「まだ死なないで」最後に頑張ってくれた母
今まで何回かお見舞いに来たけど、「がんばって」とか「死なないで」とは言えなかった。意識もなく、機械に生かされている状態が本人は一番嫌だったと思う。
病室に入ると母のモニターがなっている。血圧が20を下回って、16位になるときがある。まだ妹も吉垣さんも来ない。「まだ駄目だよ」と思いっきり念力を送るように言った。不思議と血圧が上がってきた。やはり聞こえているんだ。最後にひと踏ん張りしてくれた。本当に最後の最後まで頑張ってくれる母は凄い人だと思う。

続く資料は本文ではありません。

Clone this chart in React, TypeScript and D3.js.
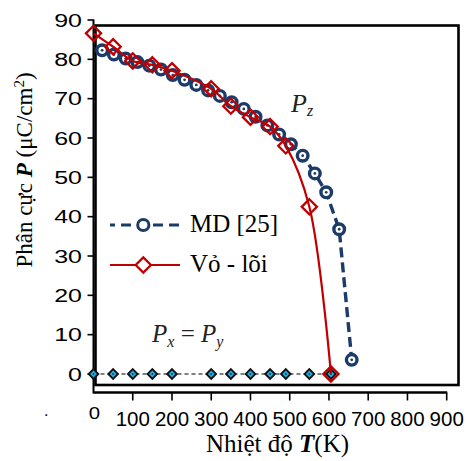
import React from 'react';
import * as d3 from 'd3';

const xTicks = [100, 200, 300, 400, 500, 600, 700, 800, 900];
const yTicks = [0, 10, 20, 30, 40, 50, 60, 70, 80, 90];

// Px = Py series
const pxT = [0, 50, 100, 150, 200, 300, 350, 400, 450, 490, 550, 605];
const pxP = [0, 0, 0, 0, 0, 0, 0, 0, 0, 0, 0, 0];

// Vỏ - lõi (core-shell) series
const shellT = [0, 50, 100, 150, 200, 300, 350, 400, 450, 490, 550, 605];
const shellP = [86.6, 83.2, 79.6, 78.6, 77.1, 72.5, 68.1, 65.3, 62.9, 58.0, 42.5, 0];

// MD [25] series
const mdT = [22, 52, 82, 112, 142, 172, 202, 232, 262, 292, 322, 352, 383, 413, 443, 473, 503, 533, 564, 593, 626, 658];
const mdP = [82.3, 81.2, 80.2, 79.3, 78.4, 77.4, 76.0, 74.8, 73.5, 72.1, 70.7, 69.1, 67.4, 65.4, 63.2, 60.9, 58.4, 55.5, 51.0, 46.2, 36.8, 3.6];

const W = 468;
const H = 461;
const NAVY = '#1b3b68';
const RED = '#c00000';
const CYAN = '#22aee4';
const SERIF = '"Liberation Serif", "Times New Roman", serif';
const SANS = '"Liberation Sans", Arial, sans-serif';

function diamond(cx: number, cy: number, r: number) {
  return `M${cx},${cy - r}L${cx + r},${cy}L${cx},${cy + r}L${cx - r},${cy}Z`;
}

export default function App() {
  const x = d3.scaleLinear().domain([0, 900]).range([93.5, 446.7]);
  const y = d3.scaleLinear().domain([0, 90]).range([374, 20]);

  const px = pxT.map((t, i) => [t, pxP[i]] as [number, number]);
  const shell = shellT.map((t, i) => [t, shellP[i]] as [number, number]);
  const md = mdT.map((t, i) => [t, mdP[i]] as [number, number]);

  const lin = d3.line<[number, number]>().x(d => x(d[0])).y(d => y(d[1]));
  const smooth = d3
    .line<[number, number]>()
    .x(d => x(d[0]))
    .y(d => y(d[1]))
    .curve(d3.curveCatmullRom.alpha(0.5));

  const x0 = x(0);
  const axisY = 392.5;

  return (
    <div style={{ position: 'absolute', left: 0, top: 0 }}>
      <svg width={W} height={H} viewBox={`0 0 ${W} ${H}`} style={{ display: 'block', background: '#fff' }}>
        {/* plot frame */}
        <rect x={95.5} y={25.5} width={363} height={359.5} fill="none" stroke="#000" strokeWidth={2.6} />

        {/* y axis */}
        <line x1={x0} y1={y(90) - 0.5} x2={x0} y2={axisY + 1} stroke="#000" strokeWidth={2} />
        {yTicks.map(v => (
          <line key={'yt' + v} x1={x0 - 6} x2={x0} y1={y(v)} y2={y(v)} stroke="#000" strokeWidth={1.6} />
        ))}
        {yTicks.map(v => (
          <text
            key={'yl' + v}
            transform={`translate(82,${y(v)}) scale(1.35,1)`}
            textAnchor="end"
            dy="0.36em"
            fontFamily={SANS}
            fontSize={18.5}
            fill="#000"
          >
            {v}
          </text>
        ))}

        {/* x axis */}
        <line x1={x0} x2={x(900) + 0.5} y1={axisY} y2={axisY} stroke="#000" strokeWidth={2.4} />
        {xTicks.map(v => (
          <line key={'xt' + v} x1={x(v)} x2={x(v)} y1={axisY} y2={axisY + 8} stroke="#000" strokeWidth={1.6} />
        ))}
        {xTicks.map(v => (
          <text key={'xl' + v} x={x(v)} y={426} textAnchor="middle" fontFamily={SANS} fontSize={20.5} fill="#000">
            {v}
          </text>
        ))}
        <text transform={`translate(${x(0) + 1},418.5) scale(1.2,1)`} textAnchor="middle" fontFamily={SANS} fontSize={17} fill="#000">
          0
        </text>
        <text x={44} y={416} fontFamily={SANS} fontSize={16} fill="#000">.</text>

        {/* Px = Py series */}
        <path d={lin(px) || ''} fill="none" stroke="#000" strokeWidth={1.2} strokeDasharray="4,3" />
        {px.map((d, i) => (
          <g key={'px' + i}>
            <path d={diamond(x(d[0]), y(d[1]), 4.8)} fill={CYAN} stroke="#111" strokeWidth={1.9} />
            <circle cx={x(d[0])} cy={y(d[1])} r={0.9} fill="#103050" />
          </g>
        ))}

        {/* MD series */}
        <path d={lin(md) || ''} fill="none" stroke={NAVY} strokeWidth={3.4} strokeDasharray="10,5" />
        {md
          .slice()
          .reverse()
          .map((d, i) => (
            <g key={'md' + i}>
              <circle cx={x(d[0])} cy={y(d[1])} r={5.3} fill="#fff" stroke={NAVY} strokeWidth={3.4} />
              <circle cx={x(d[0])} cy={y(d[1])} r={1.4} fill={NAVY} />
            </g>
          ))}

        {/* Vỏ - lõi series */}
        <path d={smooth(shell) || ''} fill="none" stroke={RED} strokeWidth={2.2} />
        {shell.map((d, i) => (
          <path key={'sh' + i} d={diamond(x(d[0]), y(d[1]), 7.6)} fill="none" stroke={RED} strokeWidth={2.3} />
        ))}

        {/* annotations */}
        <text x={291} y={111.5} fontFamily={SERIF} fontStyle="italic" fontSize={26} fill="#222">
          P
          <tspan fontSize={16} dy={4}>z</tspan>
        </text>
        <text x={152} y={341.5} fontFamily={SERIF} fontSize={25} fill="#222">
          <tspan fontStyle="italic">P</tspan>
          <tspan fontStyle="italic" fontSize={16} dy={5}>x</tspan>
          <tspan dy={-5}> = </tspan>
          <tspan fontStyle="italic">P</tspan>
          <tspan fontStyle="italic" fontSize={16} dy={5}>y</tspan>
        </text>

        {/* legend */}
        <line x1={110} x2={180} y1={225} y2={225} stroke={NAVY} strokeWidth={3} strokeDasharray="10,6" strokeDashoffset={5} />
        <circle cx={143.3} cy={225} r={5.6} fill="#fff" stroke={NAVY} strokeWidth={3} />
        <text x={190} y={231.5} fontFamily={SERIF} fontSize={25} fill="#000">MD [25]</text>
        <line x1={110} x2={180} y1={265} y2={265} stroke={RED} strokeWidth={2.2} />
        <path d={diamond(143.3, 265, 7.6)} fill="#fff" stroke={RED} strokeWidth={2.3} />
        <text x={190} y={271.5} fontFamily={SERIF} fontSize={25} fill="#000">Vỏ - lõi</text>

        {/* axis titles */}
        <text
          transform={`translate(32,170) rotate(-90)`}
          textAnchor="middle"
          fontFamily={SERIF}
          fontSize={23}
          fill="#000"
        >
          Phân cực{' '}
          <tspan fontWeight="bold" fontStyle="italic">P</tspan> (μC/cm
          <tspan fontSize={15} dy={-8}>2</tspan>
          <tspan dy={8}>)</tspan>
        </text>
        <text x={206} y={452} fontFamily={SERIF} fontSize={25} fill="#000">
          Nhiệt độ <tspan fontWeight="bold" fontStyle="italic">T</tspan>(K)
        </text>
      </svg>
    </div>
  );
}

妹と吉垣さんが病室に来た。何とか間に合って本当に良かった。
医者も看護師も誰も来ない。延命治療はせず、自然に。
母のモニターはピコンピコンと鳴り続けている。
もうここから回復することはないと皆思っているようだ。
「ありがとね」「大好きだよ」とみんな声をかけながら泣いている。
看護師さんも先生も誰も来ないのは、もうこのまま亡くなってしまうと分かっているからだろう。
僕たちだけで最期の時を過ごせたのは本当に良かったと思う。母の温かい手を握りながら、この手で僕たちを育ててくれたんだと思うと涙が止まらなかった。「大丈夫だよ。兄妹仲良くちゃんとするからね。安心してね。」と母の前で誓った。
眠るように、母は静かに息を引き取った。
モニターの数値が0になった。
モニターがなければ寝ているんじゃないかと思うほど安らかな死だった。
母の手を握りながら思いっきり泣いた。「ありがとう」と何度も言った。どんどん手が冷たくなっていくのが分かる。
十分にお別れができたころ先生と看護師さんが来て、死亡確認をした。しばらく母のそばにいたかったけど、ほかの患者さんもいるし、医療機械につながれている状態がかわいそうだったので看護師さんにお願いして病室をでた。
霊安室へ移動
機械を外し、浴衣に着替えて、軽くメイクをして、先生を看護師さんに見送られながら霊安室へ移動した。
霊安室への移動をしてくれたのは、葬儀社さんでした。
霊安室に到着し、母を安置すると今後どうするかという事を聞かれた。急にそんなこと言われても対応できませんでした。葬儀社は決まっているか?ご遺体を安置する場所は決まっているか?全て吉垣さんが対応してくれました。
安置場所は母が暮らしていたマンションで、葬儀社は吉垣さんのところのワイズワークスでした。
病院からマンションまでは搬送車を使わずに、母が長年乗っていた自家用車で移動しました。
フルーリストよしがきの前で車を停めて、「終活サロン頑張るからね」と吉垣さんが言ってくれました。
国立の駅前を通り、以前住んでいたマンションの前を通って、自宅マンションに到着しました。
リビングに母を安置すると吉垣さんが花を持ってきてくれました。母が好きそうな、本当に綺麗で素晴らしい花でした。母が少し笑ったような、そんな感じがしました。